Extended family – nothing particularly nasty brewing (or at least nothing new) in the dysfunctional quarter, though one musn’t get complacent.
Writing – ouch, oh.
I haven’t done any since before Edinburgh and it is like playing a musical instrument or dancing or anything that requires you to turn up and do the thing regularly; the days, hours and minutes begin to stack up and turn against you. I offer no coy excuses about not being able to get down to it – there are, as always, practical reasons why not and these have to do, as usual, with available energy. I have also, since my return, been experimenting with walks, seeing what happens if I take myself on a more demanding than usual stretch.

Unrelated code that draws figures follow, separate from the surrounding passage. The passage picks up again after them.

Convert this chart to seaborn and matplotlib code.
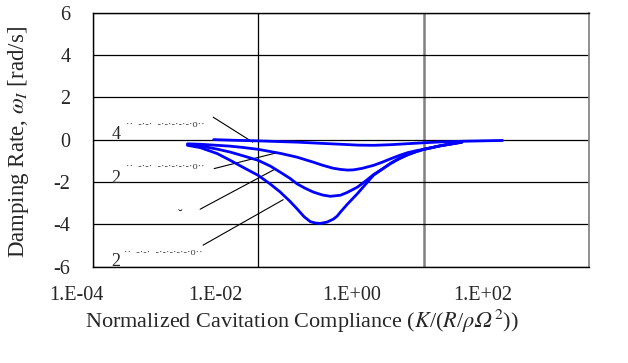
import numpy as np
import pandas as pd
import matplotlib
matplotlib.use("Agg")
import matplotlib.pyplot as plt
import seaborn as sns

# Damping rate curves vs. normalized cavitation compliance
xa = [2.9e-3, 5e-3, 1e-2, 0.0295, 0.06, 0.1, 0.16, 0.25, 0.4, 0.6, 1.0, 1.6, 2.8, 5.0, 9.0]
ya = [0.0, -0.03, -0.06, -0.12, -0.18, -0.22, -0.26, -0.27, -0.24, -0.2, -0.15, -0.11, -0.08, -0.06, -0.04]

xb = [1.4e-3, 2e-3, 3.2e-3, 4.6e-3, 6.5e-3, 1e-2, 0.0185, 0.0295, 0.045, 0.061, 0.08, 0.099, 0.12,
      0.142, 0.18, 0.247, 0.32, 0.397, 0.5, 0.638, 0.8, 1.0, 1.25, 1.6, 2.2, 2.9]
yb = [-0.2, -0.22, -0.27, -0.31, -0.37, -0.46, -0.65, -0.83, -1.05, -1.22, -1.35, -1.41, -1.44,
      -1.43, -1.36, -1.22, -1.06, -0.91, -0.76, -0.62, -0.53, -0.46, -0.38, -0.29, -0.2, -0.12]

xc = [1.4e-3, 2e-3, 3.2e-3, 4.6e-3, 6.5e-3, 1e-2, 0.014, 0.0185, 0.024, 0.0295, 0.037, 0.0464, 0.06,
      0.0746, 0.0986, 0.119, 0.158, 0.2, 0.247, 0.32, 0.397, 0.5, 0.638, 0.8, 1.0, 1.25, 1.6, 2.2, 2.9]
yc = [-0.24, -0.3, -0.45, -0.59, -0.76, -0.98, -1.25, -1.54, -1.82, -2.09, -2.3, -2.48, -2.62,
      -2.68, -2.63, -2.5, -2.25, -1.95, -1.66, -1.38, -1.14, -0.92, -0.72, -0.58, -0.46, -0.38, -0.29, -0.2, -0.12]

xd = [1.4e-3, 2e-3, 3.2e-3, 4.6e-3, 6.5e-3, 1e-2, 0.014, 0.0185, 0.024, 0.0295, 0.036, 0.0428, 0.05,
      0.0565, 0.068, 0.081, 0.09, 0.0986, 0.12, 0.158, 0.2, 0.247, 0.32, 0.397, 0.5, 0.638, 0.8, 1.0,
      1.25, 1.6, 2.2, 2.9]
yd = [-0.27, -0.38, -0.66, -0.98, -1.3, -1.69, -2.1, -2.48, -2.9, -3.27, -3.65, -3.88, -3.95,
      -3.96, -3.9, -3.76, -3.62, -3.43, -3.05, -2.56, -2.1, -1.69, -1.38, -1.12, -0.9, -0.72, -0.58, -0.46,
      -0.38, -0.29, -0.2, -0.12]

x_tick_vals = [1e-4, 1e-2, 1e0, 1e2]
x_tick_labels = ["1.E-04", "1.E-02", "1.E+00", "1.E+02"]
y_ticks = [-6, -4, -2, 0, 2, 4, 6]

frames = []
for name, xs, ys in [("a", xa, ya), ("b", xb, yb), ("c", xc, yc), ("d", xd, yd)]:
    frames.append(pd.DataFrame({"K": xs, "w": ys, "mode": name}))
df = pd.concat(frames, ignore_index=True)

sns.set_style("white")
plt.rcParams["font.family"] = ["Liberation Serif", "DejaVu Serif"]
plt.rcParams["mathtext.fontset"] = "stix"

fig = plt.figure(figsize=(6.28, 3.63), dpi=100)
ax = fig.add_axes([0.1476, 0.2658, 0.7904, 0.6992])

sns.lineplot(data=df, x="K", y="w", hue="mode", units="mode", estimator=None,
             sort=False, palette=["#0000ff"] * 4, linewidth=2.0, legend=False, ax=ax)

ax.set_xscale("log")
ax.set_xlim(1e-4, 1e2)
ax.set_ylim(-6, 6)
ax.set_xticks(x_tick_vals)
ax.set_xticklabels([])
ax.minorticks_off()
ax.set_yticks(y_ticks)
ax.set_yticklabels([str(v) for v in y_ticks], fontsize=14.5)
ax.tick_params(axis="both", length=0)
ax.tick_params(axis="y", pad=16)

ax.grid(True, color="black", linewidth=0.9)
ax.set_axisbelow(True)
for gl, v in zip(ax.get_xgridlines(), ax.get_xticks()):
    if np.isclose(v, 1.0):
        gl.set_color("#808080")
        gl.set_linewidth(1.8)

for s in ["left", "bottom", "top"]:
    ax.spines[s].set_color("black")
    ax.spines[s].set_linewidth(1.0)
ax.spines["right"].set_color("#808080")
ax.spines["right"].set_linewidth(1.2)

# category-style tick labels beneath the axis
for frac, lab in zip([-0.032, 0.2465, 0.5225, 0.7865], x_tick_labels):
    ax.text(frac, -0.113, lab, transform=ax.transAxes, ha="center", va="center", fontsize=14.5)

ax.set_xlabel(r"Normalized Cavitation Compliance ($K$/($R$/$\rho𝛺^2$))", fontsize=16)
ax.xaxis.set_label_coords(0.4217, -0.162)
ax.set_ylabel(r"Damping Rate, $\omega_I$ [rad/s]", fontsize=16.5)
ax.yaxis.set_label_coords(-0.124, 0.49)

# mode labels with leader lines
dots = "··  -·-·  -·-·-·-·-·o··"
for (lx, ly, txt), (dx, dy) in zip(
        [(0.047, 0.52, "4"), (0.047, 0.345, "2"), (0.047, 0.02, "2")],
        [(0.067, 0.561), (0.067, 0.393), (0.063, 0.057)]):
    ax.text(lx, ly, txt, transform=ax.transAxes, ha="center", va="center", fontsize=13)
    ax.text(dx, dy, dots, transform=ax.transAxes, ha="left", va="center",
            fontsize=7.5, color="#444444")
ax.text(0.176, 0.199, "˘", transform=ax.transAxes, ha="center", va="center", fontsize=10)

leaders = [((2.86e-3, 1.06), (8.6e-3, -0.12)),
           ((2.94e-3, -1.37), (0.0161, -0.64)),
           ((1.99e-3, -3.29), (0.0161, -1.39)),
           ((2.16e-3, -4.99), (0.0201, -2.84))]
for (x0, y0), (x1, y1) in leaders:
    ax.plot([x0, x1], [y0, y1], color="black", linewidth=0.8, zorder=1)

fig.savefig("out.png", dpi=100)
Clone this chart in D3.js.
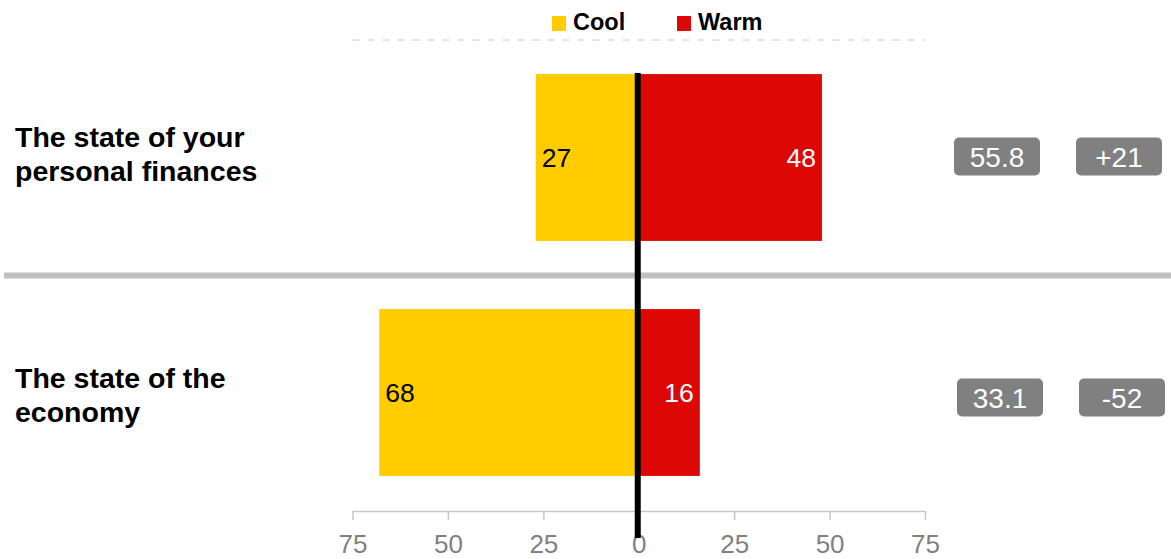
<!DOCTYPE html>
<html>
<head>
<meta charset="utf-8">
<script src="https://cdn.jsdelivr.net/npm/d3@7"></script>
<style>
  body { margin: 0; background: #fff; }
  text { font-family: "Liberation Sans", Arial, sans-serif; }
</style>
</head>
<body>
<svg id="chart" width="1171" height="559"></svg>
<script>
  //Chart values.
    const categories = [['The state of your', 'personal finances'], ['The state of the', 'economy']];
    const cool = [27, 68];
    const warm = [48, 16];
    const scores = ['55.8', '33.1'];
    const nets = ['+21', '-52'];
    const ticks = [-75, -50, -25, 0, 25, 50, 75];
    const legend = [{key: 'Cool', color: '#FFCC00'}, {key: 'Warm', color: '#DD0805'}];

    const svg = d3.select('#chart');
    const keys = categories.map(c => c.join(' '));

    const x = d3.scaleLinear().domain([-75, 75]).range([352.5, 925]);
    const y = d3.scaleBand().domain(keys).range([40, 510]).paddingInner(0.29).paddingOuter(0.145);

  //Top dashed line and row separator.
    svg.append('line')
        .attr('x1', x(-75)).attr('x2', x(75)).attr('y1', 40).attr('y2', 40)
        .style('stroke', '#c8c8c8').style('stroke-width', 1).style('stroke-dasharray', '7,8');
    svg.append('line')
        .attr('x1', 4).attr('x2', 1171)
        .attr('y1', (y(keys[0]) + y.bandwidth() + y(keys[1])) / 2 + 0.5)
        .attr('y2', (y(keys[0]) + y.bandwidth() + y(keys[1])) / 2 + 0.5)
        .style('stroke', '#c0c0c0').style('stroke-width', 6);

  //Legend.
    const lg = svg.append('g').selectAll('g').data(legend).join('g')
        .attr('transform', (d, i) => `translate(${552 + i * 125},16)`);
    lg.append('rect').attr('width', 14).attr('height', 15).attr('fill', d => d.color);
    lg.append('text').attr('x', 21).attr('y', 14)
        .style('font-size', '23.5px').style('font-weight', 'bold').text(d => d.key);

  //Axis.
    const axis = svg.append('g').attr('transform', 'translate(0,511)')
        .call(d3.axisBottom(x).tickValues(ticks).tickSize(9).tickSizeOuter(0).tickFormat(d => Math.abs(d)));
    axis.select('.domain').attr('stroke', '#c8c8c8').attr('stroke-width', 1.5);
    axis.selectAll('.tick line').attr('stroke', '#c8c8c8').attr('stroke-width', 1.5).attr('y1', 0);
    axis.selectAll('.tick text').attr('fill', '#808080').attr('dy', 0).attr('y', 42)
        .style('font-size', '26px').style('font-family', '"Liberation Sans", Arial, sans-serif');

  //Bars.
    const rows = svg.append('g').selectAll('g').data(keys).join('g');
    rows.append('rect')
        .attr('x', (d, i) => x(-cool[i])).attr('y', d => y(d))
        .attr('width', (d, i) => x(0) - x(-cool[i])).attr('height', y.bandwidth())
        .attr('fill', legend[0].color);
    rows.append('rect')
        .attr('x', x(0)).attr('y', d => y(d))
        .attr('width', (d, i) => x(warm[i]) - x(0)).attr('height', y.bandwidth())
        .attr('fill', legend[1].color);
    rows.append('text')
        .attr('x', (d, i) => x(-cool[i]) + 6).attr('y', d => y(d) + y.bandwidth() / 2 + 9.5)
        .style('font-size', '26.5px').attr('fill', '#000').text((d, i) => cool[i]);
    rows.append('text')
        .attr('x', (d, i) => x(warm[i]) - 6).attr('y', d => y(d) + y.bandwidth() / 2 + 9.5)
        .attr('text-anchor', 'end')
        .style('font-size', '26.5px').attr('fill', '#fff').text((d, i) => warm[i]);

  //Zero line.
    svg.append('line')
        .attr('x1', x(0) - 1).attr('x2', x(0) - 1).attr('y1', 73).attr('y2', 538)
        .style('stroke', '#000').style('stroke-width', 6);

  //Category labels.
    rows.append('text')
        .attr('x', 15).attr('y', (d, i) => y(d) + y.bandwidth() / 2 + (i ? -4.5 : -10.5))
        .style('font-size', '28.5px').style('font-weight', 'bold')
        .selectAll('tspan').data((d, i) => categories[i]).join('tspan')
        .attr('x', 15).attr('dy', (d, i) => i ? 34 : 0).text(d => d);

  //Score badges.
    [scores, nets].forEach((vals, j) => {
        const b = rows.append('g')
            .attr('transform', (d, i) => `translate(${(j ? 1119 : 997) + i * 3},${y(d) + y.bandwidth() / 2 + (i ? 5 : -1)})`);
        b.append('rect')
            .attr('x', -43).attr('y', -19).attr('width', 86).attr('height', 38)
            .attr('rx', 5).attr('fill', '#808080');
        b.append('text')
            .attr('text-anchor', 'middle').attr('y', 10)
            .style('font-size', '28px').attr('fill', '#fff').text((d, i) => vals[i]);
    });
</script>
</body>
</html>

I know from experience that this is a complicated negotiation with no clear victory and damned if I do or if I don’t – but I am driven to try following a period where I have walked more than usual with no long-term (for the moment at least) bad effects. Trouble is if I do that, the energy ration is used up. Added to this, I have been doing some proper cooking again. This kind of thing really falls away when I am at all focussed on writing. I could never quite bring myself to kill the angel in the house, though that is, as Virginia Woolf said, one of the tasks of a woman writer. But I’ve never been much of a domestic angel. Cooking, though, is something I do that belongs to me in a way that other domestic tasks do not. It’s something I do well that I can offer and enjoy at the same time. Yesterday I made ratatouille, the slow-cook way. Today I will make lamb curry and tarka dhall with cucumber and onion raita. The apples that “ben ripe in my gardayne” are asking me to make a crumble or a pie tomorrow, perhaps.
And the words and stories, dear reader, press on me with purposeful intent. Quia amore langueo. Begin again, as always, a new leaf.